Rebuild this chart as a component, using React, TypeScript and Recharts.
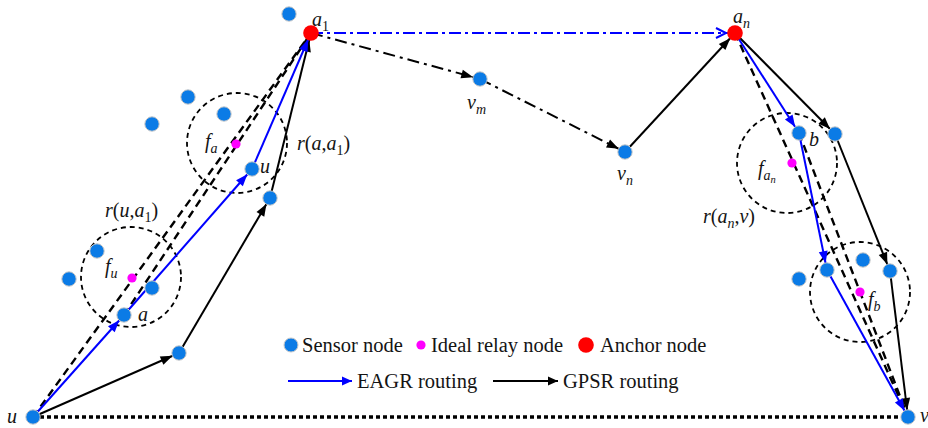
import React from 'react';
import { ScatterChart, Scatter, XAxis, YAxis, ReferenceDot, Legend } from 'recharts';

const W = 928;
const H = 428;

const sensorNodes = [
  { id: 'u', x: 33, y: 417 },
  { id: 'v', x: 908, y: 417 },
  { id: 'vm', x: 480, y: 79 },
  { id: 'vn', x: 625, y: 152 },
  { id: 's1', x: 289, y: 14 },
  { id: 's2', x: 188, y: 97 },
  { id: 's3', x: 224, y: 114 },
  { id: 's4', x: 152, y: 124 },
  { id: 'u2', x: 252, y: 169 },
  { id: 'g1', x: 270, y: 198 },
  { id: 's5', x: 97, y: 251 },
  { id: 's6', x: 69, y: 279 },
  { id: 's7', x: 152, y: 288 },
  { id: 'a', x: 124, y: 315 },
  { id: 'g0', x: 179, y: 353 },
  { id: 'b', x: 799, y: 133 },
  { id: 'g2', x: 835, y: 134 },
  { id: 'c', x: 827, y: 270 },
  { id: 's8', x: 863, y: 260 },
  { id: 'g3', x: 890, y: 271 },
  { id: 's9', x: 799, y: 279 },
];
const relayNodes = [
  { id: 'fa', x: 236, y: 144 },
  { id: 'fu', x: 132, y: 278 },
  { id: 'fan', x: 792, y: 163 },
  { id: 'fb', x: 860, y: 292 },
];
const anchorNodes = [
  { id: 'a1', x: 311, y: 33 },
  { id: 'an', x: 735, y: 33 },
];
const rangeCircles = [
  { x: 237, y: 143 },
  { x: 131, y: 277 },
  { x: 787, y: 163 },
  { x: 860, y: 292 },
];
const eagrEdges = [['u', 'a'], ['a', 'u2'], ['u2', 'a1'], ['an', 'b'], ['b', 'c'], ['c', 'v']];
const eagrAnchorEdges = [['a1', 'an']];
const gpsrEdges = [['u', 'g0'], ['g0', 'g1'], ['g1', 'a1'], ['vn', 'an'], ['an', 'g2'], ['g2', 'g3'], ['g3', 'v']];
const gpsrHoleEdges = [['a1', 'vm'], ['vm', 'vn']];
const distanceEdges = [['u', 'a1'], ['a', 'a1'], ['an', 'v'], ['b', 'v']];
const baselineEdges = [['u', 'v']];
const labels = [
  { x: 7, y: 423, t: 'u' },
  { x: 920, y: 422, t: 'v' },
  { x: 312, y: 26, t: 'a_1' },
  { x: 733, y: 23, t: 'a_n' },
  { x: 467, y: 109, t: 'v_m' },
  { x: 617, y: 180, t: 'v_n' },
  { x: 205, y: 148, t: 'f_a' },
  { x: 260, y: 173, t: 'u' },
  { x: 297, y: 150, t: 'r(a,a_1)' },
  { x: 105, y: 217, t: 'r(u,a_1)' },
  { x: 105, y: 273, t: 'f_u' },
  { x: 138, y: 321, t: 'a' },
  { x: 809, y: 146, t: 'b' },
  { x: 758, y: 175, t: 'f_{a_n}' },
  { x: 703, y: 223, t: 'r(a_n,v)' },
  { x: 868, y: 306, t: 'f_b' },
];
const legendNodes = ['Sensor node', 'Ideal relay node', 'Anchor node'];
const legendRoutes = ['EAGR routing', 'GPSR routing'];

const FONT = "'Liberation Serif', 'Times New Roman', 'DejaVu Serif', serif";
const SENSOR = '#0B7BE6';
const RELAY = '#FF00FF';
const ANCHOR = '#FF0000';
const BLUE = '#0000FF';
const INK = '#141414';

const allNodes = [...sensorNodes, ...relayNodes, ...anchorNodes];
const pos: Record<string, { x: number; y: number }> = Object.fromEntries(allNodes.map((n) => [n.id, n]));
const edgeData = (e: string[]) => e.map((id) => ({ x: pos[id].x, y: pos[id].y }));

function parseRich(s: string) {
  const segs: { t: string; lvl: number }[] = [];
  const walk = (str: string, lvl: number) => {
    let i = 0;
    while (i < str.length) {
      const ch = str[i];
      if (ch === '_') {
        if (str[i + 1] === '{') {
          let depth = 1;
          let j = i + 2;
          while (j < str.length && depth > 0) {
            if (str[j] === '{') depth++;
            else if (str[j] === '}') depth--;
            j++;
          }
          walk(str.slice(i + 2, j - 1), lvl + 1);
          i = j;
        } else {
          segs.push({ t: str[i + 1], lvl: lvl + 1 });
          i += 2;
        }
      } else {
        segs.push({ t: ch, lvl });
        i++;
      }
    }
  };
  walk(s, 0);
  return segs;
}

const sizes = [20, 14, 10.5];
const offs = [0, 5, 8];
function rich(s: string) {
  let prev = 0;
  return parseRich(s).map((sg, k) => {
    const dy = offs[sg.lvl] - offs[prev];
    prev = sg.lvl;
    const italic = /[a-z]/i.test(sg.t);
    return (
      <tspan key={k} dy={dy} style={{ fontSize: sizes[sg.lvl], fontStyle: italic ? 'italic' : 'normal', fontFamily: FONT }}>
        {sg.t}
      </tspan>
    );
  });
}

const Empty = () => <g />;
const SensorShape = (p: any) => <circle cx={p.cx} cy={p.cy} r={7.2} fill={SENSOR} stroke="#C8C8C8" strokeWidth={1} />;
const RelayShape = (p: any) => <circle cx={p.cx} cy={p.cy} r={4.6} fill={RELAY} />;
const AnchorShape = (p: any) => <circle cx={p.cx} cy={p.cy} r={7.8} fill={ANCHOR} />;
const LabelShape = (p: any) => (
  <text x={p.cx} y={p.cy} fill={INK} style={{ fontFamily: FONT }}>
    {rich(p.payload.t)}
  </text>
);

const Markers = () => (
  <svg width={0} height={0} style={{ position: 'absolute' }}>
    <defs>
      <marker id="arrBlue" viewBox="0 0 12 9" refX={19} refY={4.5} markerWidth={12} markerHeight={9} markerUnits="userSpaceOnUse" orient="auto" overflow="visible">
        <path d="M0,0 L12,4.5 L0,9 Z" fill={BLUE} />
      </marker>
      <marker id="arrBlack" viewBox="0 0 12 9" refX={19} refY={4.5} markerWidth={12} markerHeight={9} markerUnits="userSpaceOnUse" orient="auto" overflow="visible">
        <path d="M0,0 L12,4.5 L0,9 Z" fill="#000" />
      </marker>
      <marker id="arrOpenBlue" viewBox="0 0 12 12" refX={20} refY={6} markerWidth={12} markerHeight={12} markerUnits="userSpaceOnUse" orient="auto" overflow="visible">
        <path d="M1,1 L11,6 L1,11" fill="none" stroke={BLUE} strokeWidth={2} />
      </marker>
      <marker id="legBlue" viewBox="0 0 10 9" refX={10} refY={4.5} markerWidth={10} markerHeight={9} markerUnits="userSpaceOnUse" orient="auto" overflow="visible">
        <path d="M0,0 L10,4.5 L0,9 Z" fill={BLUE} />
      </marker>
      <marker id="legBlack" viewBox="0 0 10 9" refX={10} refY={4.5} markerWidth={10} markerHeight={9} markerUnits="userSpaceOnUse" orient="auto" overflow="visible">
        <path d="M0,0 L10,4.5 L0,9 Z" fill="#000" />
      </marker>
    </defs>
  </svg>
);

const legendTextStyle = { fontFamily: FONT, fontSize: 20.5 };

const LegendContent = () => (
  <svg width={440} height={64} style={{ overflow: 'visible' }}>
    <g fill={INK}>
      <circle cx={11} cy={15} r={7} fill={SENSOR} stroke="#C8C8C8" strokeWidth={1} />
      <text x={22} y={22} style={legendTextStyle}>{legendNodes[0]}</text>
      <circle cx={141} cy={15} r={4.6} fill={RELAY} />
      <text x={151} y={22} style={legendTextStyle}>{legendNodes[1]}</text>
      <circle cx={306} cy={15} r={7.8} fill={ANCHOR} />
      <text x={320} y={22} style={legendTextStyle}>{legendNodes[2]}</text>
      <line x1={8} y1={51} x2={72} y2={51} stroke={BLUE} strokeWidth={2} markerEnd="url(#legBlue)" />
      <text x={77} y={58} style={legendTextStyle}>{legendRoutes[0]}</text>
      <line x1={213} y1={51} x2={278} y2={51} stroke="#000" strokeWidth={2} markerEnd="url(#legBlack)" />
      <text x={283} y={58} style={legendTextStyle}>{legendRoutes[1]}</text>
    </g>
  </svg>
);

export default function App() {
  return (
    <div style={{ position: 'absolute', left: 0, top: 0, width: W, height: H, background: '#fff' }}>
      <Markers />
      <ScatterChart width={W} height={H} margin={{ top: 0, right: 0, bottom: 0, left: 0 }}>
        <XAxis type="number" dataKey="x" domain={[0, W]} hide allowDataOverflow />
        <YAxis type="number" dataKey="y" domain={[0, H]} reversed hide allowDataOverflow />
        <Legend
          layout="vertical"
          align="center"
          verticalAlign="middle"
          wrapperStyle={{ position: 'absolute', left: 280, top: 330, width: 440, height: 64 }}
          content={() => <LegendContent />}
        />
        {baselineEdges.map((e, i) => (
          <Scatter key={'bl' + i} data={edgeData(e)} shape={Empty} isAnimationActive={false}
            line={{ stroke: '#000', strokeWidth: 3.5, strokeDasharray: '4 3' }} />
        ))}
        {rangeCircles.map((c, i) => (
          <ReferenceDot key={'rc' + i} x={c.x} y={c.y} r={50} fill="none" stroke="#000"
            strokeWidth={1.8} strokeDasharray="5 4" ifOverflow="visible" />
        ))}
        {distanceEdges.map((e, i) => (
          <Scatter key={'de' + i} data={edgeData(e)} shape={Empty} isAnimationActive={false}
            line={{ stroke: '#000', strokeWidth: 2.4, strokeDasharray: '8 5' }} />
        ))}
        {gpsrHoleEdges.map((e, i) => (
          <Scatter key={'gh' + i} data={edgeData(e)} shape={Empty} isAnimationActive={false}
            line={{ stroke: '#000', strokeWidth: 2, strokeDasharray: '12 5 3 5', markerEnd: 'url(#arrBlack)' }} />
        ))}
        {gpsrEdges.map((e, i) => (
          <Scatter key={'ge' + i} data={edgeData(e)} shape={Empty} isAnimationActive={false}
            line={{ stroke: '#000', strokeWidth: 2, markerEnd: 'url(#arrBlack)' }} />
        ))}
        {eagrAnchorEdges.map((e, i) => (
          <Scatter key={'ea' + i} data={edgeData(e)} shape={Empty} isAnimationActive={false}
            line={{ stroke: BLUE, strokeWidth: 2, strokeDasharray: '12 4 3 4', markerEnd: 'url(#arrOpenBlue)' }} />
        ))}
        {eagrEdges.map((e, i) => (
          <Scatter key={'ee' + i} data={edgeData(e)} shape={Empty} isAnimationActive={false}
            line={{ stroke: BLUE, strokeWidth: 2, markerEnd: 'url(#arrBlue)' }} />
        ))}
        <Scatter data={sensorNodes} shape={SensorShape} isAnimationActive={false} />
        <Scatter data={relayNodes} shape={RelayShape} isAnimationActive={false} />
        <Scatter data={anchorNodes} shape={AnchorShape} isAnimationActive={false} />
        <Scatter data={labels} shape={LabelShape} isAnimationActive={false} />
      </ScatterChart>
    </div>
  );
}
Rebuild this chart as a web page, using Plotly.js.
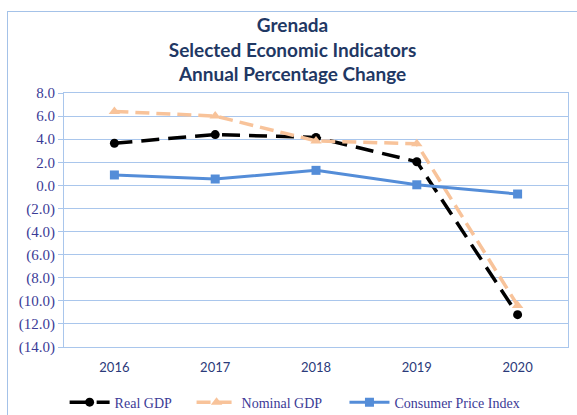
<!DOCTYPE html>
<html><head><meta charset="utf-8">
<script src="https://cdn.plot.ly/plotly-3.0.1.min.js"></script>
<style>
html,body{margin:0;padding:0;width:577px;height:415px;overflow:hidden;background:#fff;}
#chart{position:absolute;left:0;top:0;width:577px;height:415px;}
#frame{position:absolute;left:7px;top:11px;width:600px;height:440px;border:1.5px solid #a4c2e8;pointer-events:none;}
</style></head>
<body>
<div id="chart"></div>
<div id="frame"></div>
<script>
const years = ['2016','2017','2018','2019','2020'];
const realGDP = [3.65, 4.4, 4.15, 2.05, -11.2];
const nominalGDP = [6.4, 6.0, 3.85, 3.6, -10.4];
const cpi = [0.9, 0.55, 1.3, 0.05, -0.75];
const yTickVals = [8,6,4,2,0,-2,-4,-6,-8,-10,-12,-14];
const yTickText = ['8.0','6.0','4.0','2.0','0.0','(2.0)','(4.0)','(6.0)','(8.0)','(10.0)','(12.0)','(14.0)'];

const grid = '#a9c6ec';
const legFont = {family:'Liberation Serif, serif', size:14, color:'#3b3b96'};

const traces = [
  {x:years, y:realGDP, name:'Real GDP', type:'scatter', mode:'lines+markers',
   line:{color:'#000000', width:3.5, dash:'18px,9px'},
   marker:{symbol:'circle', size:9, color:'#000000'}, legend:'legend'},
  {x:years, y:nominalGDP, name:'Nominal GDP', type:'scatter', mode:'lines+markers',
   line:{color:'#f8c39a', width:3.5, dash:'14px,7px'},
   marker:{symbol:'triangle-up', size:10, color:'#f8c39a'}, legend:'legend2'},
  {x:years, y:cpi, name:'Consumer Price Index', type:'scatter', mode:'lines+markers',
   line:{color:'#548dd8', width:3},
   marker:{symbol:'square', size:9, color:'#548dd8'}, legend:'legend3'}
];

const legBase = {orientation:'h', xref:'container', yref:'container', yanchor:'middle', y:0.03, xanchor:'left',
  font:legFont, bgcolor:'rgba(0,0,0,0)', itemwidth:40};

const layout = {
  width:577, height:415,
  margin:{l:64, r:9, t:93, b:68},
  paper_bgcolor:'rgba(0,0,0,0)', plot_bgcolor:'#ffffff',
  title:{text:'<b>Grenada<br>Selected Economic Indicators<br>Annual Percentage Change</b>',
    font:{family:'Lato, sans-serif', size:19, color:'#1f3864'}, x:0.507, xanchor:'center',
    yref:'container', y:0.923, yanchor:'top'},
  xaxis:{type:'category', range:[-0.5,4.5], showgrid:false, showline:true, linecolor:grid, linewidth:1, mirror:true,
    ticks:'', tickfont:{family:'Lato, sans-serif', size:13, color:'#2b3a7a'}, ticklabelstandoff:8, zeroline:false, fixedrange:true},
  yaxis:{range:[-14,8], tickvals:yTickVals, ticktext:yTickText, showgrid:true, gridcolor:grid, gridwidth:1,
    showline:true, linecolor:grid, linewidth:1, mirror:true, ticks:'outside', ticklen:5, tickcolor:grid,
    tickfont:{family:'Liberation Serif, serif', size:15, color:'#3b3b96'}, zeroline:false, fixedrange:true},
  showlegend:true,
  legend:Object.assign({}, legBase, {x:0.112}),
  legend2:Object.assign({}, legBase, {x:0.332}),
  legend3:Object.assign({}, legBase, {x:0.597})
};

Plotly.newPlot('chart', traces, layout, {displayModeBar:false, staticPlot:true});
</script>
</body></html>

□ □ □ □ □ □ □

Task to carry out: State how many lines of the records hold the string "using", and nothing else.

Reply to the exercise: 2